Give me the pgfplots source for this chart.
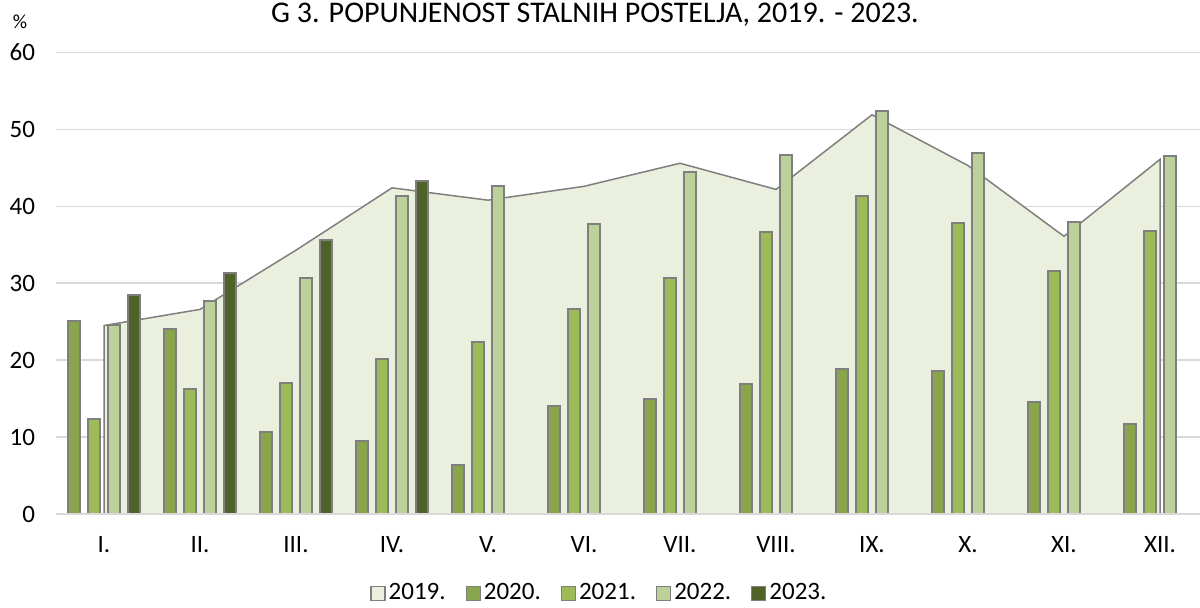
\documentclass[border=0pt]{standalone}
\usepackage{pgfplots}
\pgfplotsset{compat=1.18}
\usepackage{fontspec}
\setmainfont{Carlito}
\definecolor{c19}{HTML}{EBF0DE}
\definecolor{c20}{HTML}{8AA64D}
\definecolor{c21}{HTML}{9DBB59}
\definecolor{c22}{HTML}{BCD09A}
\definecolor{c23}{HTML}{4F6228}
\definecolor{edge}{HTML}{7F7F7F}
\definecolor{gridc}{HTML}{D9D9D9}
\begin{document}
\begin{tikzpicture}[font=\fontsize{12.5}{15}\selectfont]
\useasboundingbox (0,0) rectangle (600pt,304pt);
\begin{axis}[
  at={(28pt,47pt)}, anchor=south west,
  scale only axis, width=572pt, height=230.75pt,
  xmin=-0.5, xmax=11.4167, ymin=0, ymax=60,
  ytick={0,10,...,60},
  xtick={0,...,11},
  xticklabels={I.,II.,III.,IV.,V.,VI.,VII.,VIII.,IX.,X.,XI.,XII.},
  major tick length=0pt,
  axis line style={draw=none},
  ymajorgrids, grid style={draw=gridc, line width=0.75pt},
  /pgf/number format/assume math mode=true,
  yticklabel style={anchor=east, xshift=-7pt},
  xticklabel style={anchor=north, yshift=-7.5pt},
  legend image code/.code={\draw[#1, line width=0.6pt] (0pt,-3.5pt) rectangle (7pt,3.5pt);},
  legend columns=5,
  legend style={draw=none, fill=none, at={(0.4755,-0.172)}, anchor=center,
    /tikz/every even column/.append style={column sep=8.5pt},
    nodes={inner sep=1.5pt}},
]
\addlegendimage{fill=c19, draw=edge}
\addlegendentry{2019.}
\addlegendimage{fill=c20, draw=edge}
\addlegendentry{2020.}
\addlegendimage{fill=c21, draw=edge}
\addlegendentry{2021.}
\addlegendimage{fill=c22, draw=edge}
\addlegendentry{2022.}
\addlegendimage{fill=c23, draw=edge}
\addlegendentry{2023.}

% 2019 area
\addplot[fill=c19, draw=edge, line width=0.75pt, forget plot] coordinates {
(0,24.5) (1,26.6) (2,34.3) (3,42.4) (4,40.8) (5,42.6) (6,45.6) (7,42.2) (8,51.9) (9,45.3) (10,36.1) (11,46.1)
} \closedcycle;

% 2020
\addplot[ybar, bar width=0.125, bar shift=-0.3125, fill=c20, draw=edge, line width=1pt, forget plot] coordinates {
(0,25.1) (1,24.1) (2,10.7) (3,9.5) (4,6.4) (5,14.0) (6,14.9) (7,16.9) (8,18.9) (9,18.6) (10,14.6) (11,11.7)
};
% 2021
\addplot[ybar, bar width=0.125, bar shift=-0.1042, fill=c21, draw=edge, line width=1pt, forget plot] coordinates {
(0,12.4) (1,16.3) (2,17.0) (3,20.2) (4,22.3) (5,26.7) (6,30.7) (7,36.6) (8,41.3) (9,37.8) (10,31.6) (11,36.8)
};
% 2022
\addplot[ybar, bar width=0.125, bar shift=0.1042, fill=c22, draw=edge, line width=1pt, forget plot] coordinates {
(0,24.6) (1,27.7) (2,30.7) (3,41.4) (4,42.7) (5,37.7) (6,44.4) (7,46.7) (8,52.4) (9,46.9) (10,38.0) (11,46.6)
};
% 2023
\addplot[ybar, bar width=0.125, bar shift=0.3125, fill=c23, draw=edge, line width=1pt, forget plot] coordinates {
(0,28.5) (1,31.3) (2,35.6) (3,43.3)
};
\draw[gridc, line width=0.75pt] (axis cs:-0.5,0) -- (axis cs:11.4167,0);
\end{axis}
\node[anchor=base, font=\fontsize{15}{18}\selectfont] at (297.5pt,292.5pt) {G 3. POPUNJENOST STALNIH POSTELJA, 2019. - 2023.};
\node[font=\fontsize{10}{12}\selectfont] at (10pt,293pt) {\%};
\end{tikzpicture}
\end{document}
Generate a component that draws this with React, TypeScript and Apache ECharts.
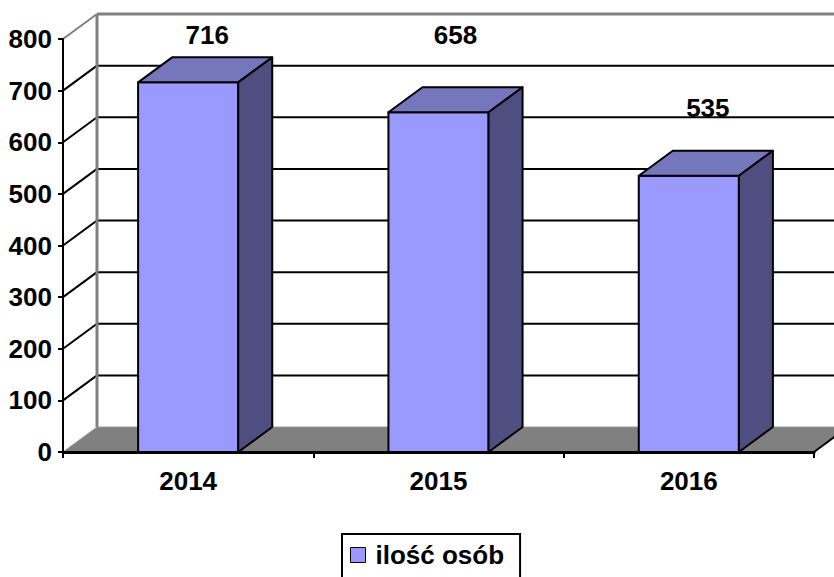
────
Each line of the material must be retyped exactly, except that images are omitted.

Give me the pgfplots source for this chart.
\documentclass[border=0pt]{standalone}
\usepackage{pgfplots}
\pgfplotsset{compat=1.18}
\usepackage{fontspec}
\setmainfont{Carlito}
\definecolor{c19}{HTML}{EBF0DE}
\definecolor{c20}{HTML}{8AA64D}
\definecolor{c21}{HTML}{9DBB59}
\definecolor{c22}{HTML}{BCD09A}
\definecolor{c23}{HTML}{4F6228}
\definecolor{edge}{HTML}{7F7F7F}
\definecolor{gridc}{HTML}{D9D9D9}
\begin{document}
\begin{tikzpicture}[font=\fontsize{12.5}{15}\selectfont]
\useasboundingbox (0,0) rectangle (600pt,304pt);
\begin{axis}[
  at={(28pt,47pt)}, anchor=south west,
  scale only axis, width=572pt, height=230.75pt,
  xmin=-0.5, xmax=11.4167, ymin=0, ymax=60,
  ytick={0,10,...,60},
  xtick={0,...,11},
  xticklabels={I.,II.,III.,IV.,V.,VI.,VII.,VIII.,IX.,X.,XI.,XII.},
  major tick length=0pt,
  axis line style={draw=none},
  ymajorgrids, grid style={draw=gridc, line width=0.75pt},
  /pgf/number format/assume math mode=true,
  yticklabel style={anchor=east, xshift=-7pt},
  xticklabel style={anchor=north, yshift=-7.5pt},
  legend image code/.code={\draw[#1, line width=0.6pt] (0pt,-3.5pt) rectangle (7pt,3.5pt);},
  legend columns=5,
  legend style={draw=none, fill=none, at={(0.4755,-0.172)}, anchor=center,
    /tikz/every even column/.append style={column sep=8.5pt},
    nodes={inner sep=1.5pt}},
]
\addlegendimage{fill=c19, draw=edge}
\addlegendentry{2019.}
\addlegendimage{fill=c20, draw=edge}
\addlegendentry{2020.}
\addlegendimage{fill=c21, draw=edge}
\addlegendentry{2021.}
\addlegendimage{fill=c22, draw=edge}
\addlegendentry{2022.}
\addlegendimage{fill=c23, draw=edge}
\addlegendentry{2023.}

% 2019 area
\addplot[fill=c19, draw=edge, line width=0.75pt, forget plot] coordinates {
(0,24.5) (1,26.6) (2,34.3) (3,42.4) (4,40.8) (5,42.6) (6,45.6) (7,42.2) (8,51.9) (9,45.3) (10,36.1) (11,46.1)
} \closedcycle;

% 2020
\addplot[ybar, bar width=0.125, bar shift=-0.3125, fill=c20, draw=edge, line width=1pt, forget plot] coordinates {
(0,25.1) (1,24.1) (2,10.7) (3,9.5) (4,6.4) (5,14.0) (6,14.9) (7,16.9) (8,18.9) (9,18.6) (10,14.6) (11,11.7)
};
% 2021
\addplot[ybar, bar width=0.125, bar shift=-0.1042, fill=c21, draw=edge, line width=1pt, forget plot] coordinates {
(0,12.4) (1,16.3) (2,17.0) (3,20.2) (4,22.3) (5,26.7) (6,30.7) (7,36.6) (8,41.3) (9,37.8) (10,31.6) (11,36.8)
};
% 2022
\addplot[ybar, bar width=0.125, bar shift=0.1042, fill=c22, draw=edge, line width=1pt, forget plot] coordinates {
(0,24.6) (1,27.7) (2,30.7) (3,41.4) (4,42.7) (5,37.7) (6,44.4) (7,46.7) (8,52.4) (9,46.9) (10,38.0) (11,46.6)
};
% 2023
\addplot[ybar, bar width=0.125, bar shift=0.3125, fill=c23, draw=edge, line width=1pt, forget plot] coordinates {
(0,28.5) (1,31.3) (2,35.6) (3,43.3)
};
\draw[gridc, line width=0.75pt] (axis cs:-0.5,0) -- (axis cs:11.4167,0);
\end{axis}
\node[anchor=base, font=\fontsize{15}{18}\selectfont] at (297.5pt,292.5pt) {G 3. POPUNJENOST STALNIH POSTELJA, 2019. - 2023.};
\node[font=\fontsize{10}{12}\selectfont] at (10pt,293pt) {\%};
\end{tikzpicture}
\end{document}
Generate a component that draws this with React, TypeScript and Apache ECharts.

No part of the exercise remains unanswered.